Bagi negara sedang berkembang sebenarnya sulit untuk menyesuaikan antara pendapatan negara yang sedang berkembang rendah sedangkan kebutuhan untuk menyediakan barang dan jasa serta membelanjai pengeluaran yang lainya lebih besar. Sedangkan kebijakan campuran adalah merupakan campuran daari dua kebijakan bdiatas yang di lakukan dengan cara mengubah pengeluaran, pengenaan pajak ataupun jumlah uang yang beredar secara bersama-sama.

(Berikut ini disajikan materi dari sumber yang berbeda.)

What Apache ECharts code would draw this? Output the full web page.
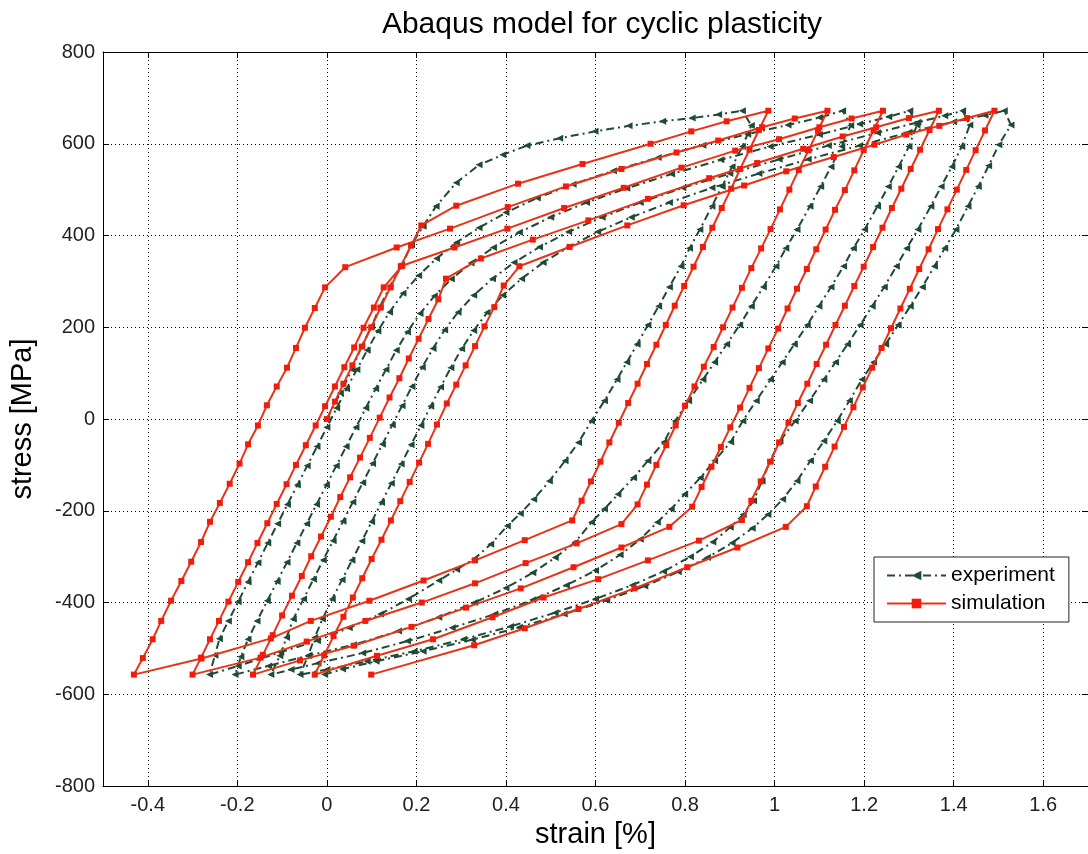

Dari sudut ekonomi makro maka kebijakan fiskal dapat dibedakan menjadi dua yaitu Kebijakan Fiskal Ekspansif dan Kebijakan Fiskal Kontraktif. Kebijakan Fiskal Ekspansif adalah suatu kebijakan ekonomi dalam rangka mengarahkan kondisi perekonomian untuk menjadi lebih baik dengan jalan mengubah penerimaan dan pengeluaran pemerintah, pada saat munculnya kontraksional gap Kebijakan Fiskal Kontraktif adalah kebijakan pemerintah dengan cara menurunkan belanja negara dan menaikkan tingkat pajak. Kebijakan ini bertujuan untuk menurunkan daya beli masyarakat dan mengatasi inflasi. kebijakan pemerintah untuk membuat pemasukannya lebih besar daripada pengeluarannya. Baiknya politik anggaran surplus dilaksanakan ketika perekonomian pada kondisi yang ekspansi yang mulai memanas (overheating) untuk menurunkan tekanan permintaan. pada saat munculnya ekpansionary gap.